A spokesman for Cambodia’s Foreign Affairs Ministry said he did not know the status of the resettlement efforts. A spokesman for the Interior Ministry also said he had no update on the situation.
Kerm Sarin, who heads the refugee office at the Interior Ministry’s immigration department, said a delegation of three officials left for Nauru on Sunday evening to look for volunteers but would not meet with any asylum seekers.
“Our objective is to meet the refugees, meaning the people who have already obtained refugee status, not asylum seekers,” he said.
Two previous Cambodian delegations to Nauru this year returned empty handed.
Last week, a spokeswoman for Mr. Dutton, Australia’s immigration minister, said that some of the refugees had expressed interest in coming to Cambodia and that the first group was expected to arrive “in the near future.”
Mr. Dutton told ABC Radio on Monday that the day’s flight to Phnom Penh had been delayed due to “logistical issues.” He did not explain exactly what the issues were, but accused refugee advocates of disrupting the resettlement efforts by spreading misinformation.
“In relation to the claims that people aren’t prepared to go, they are false,” he was quoted as saying.

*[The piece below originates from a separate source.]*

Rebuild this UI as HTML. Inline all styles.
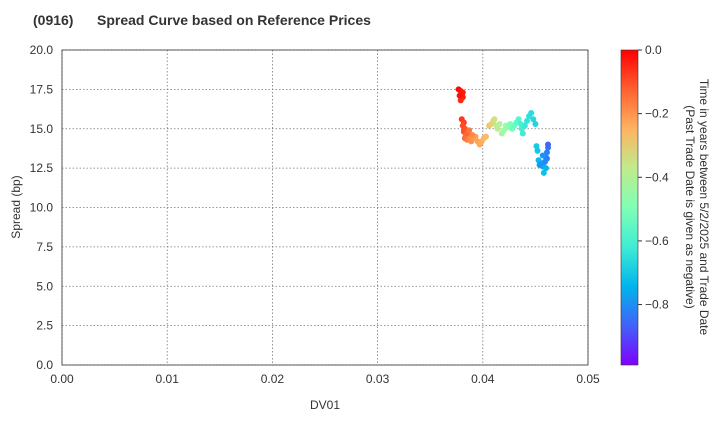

“I think we’ll demonstrate the success if those people arrive in Cambodia, if they establish their new lives. They’ll be able to message back, I think, that the refugee advocates and those who sought to disrupt the process did so with some sort of good intent, I’m sure, but in the end they were misinformed.”
Mr. Dutton’s office did not reply to a request for comment.
The letter from his department being disseminated on Nauru lays out what help those refugees who take up the offer can expect upon landing in Phnom Penh.
The offer includes cash in hand, a bank account, health insurance, language training, free temporary housing and help finding permanent accommodation and work. It says their families would be able to join them, that they will get to apply for Cambodian citizenship, and that any children born to them in Cambodia will get citizenship, too.
But the letter also makes a number of false claims about life in Cambodia.
It claims that Cambodians “enjoy all the freedoms of a democratic society” including free speech, face no problems with violent crime and have “a high standard of health care.”
The Australian immigration department’s own online advice to visitors to Cambodia contradicts the letter’s claims on all three points. The website says police sometimes respond to the political gatherings with force, lists a number of safety risks, and calls the overall state of health care “very poor.”
The department has refused to account for the letter’s lies.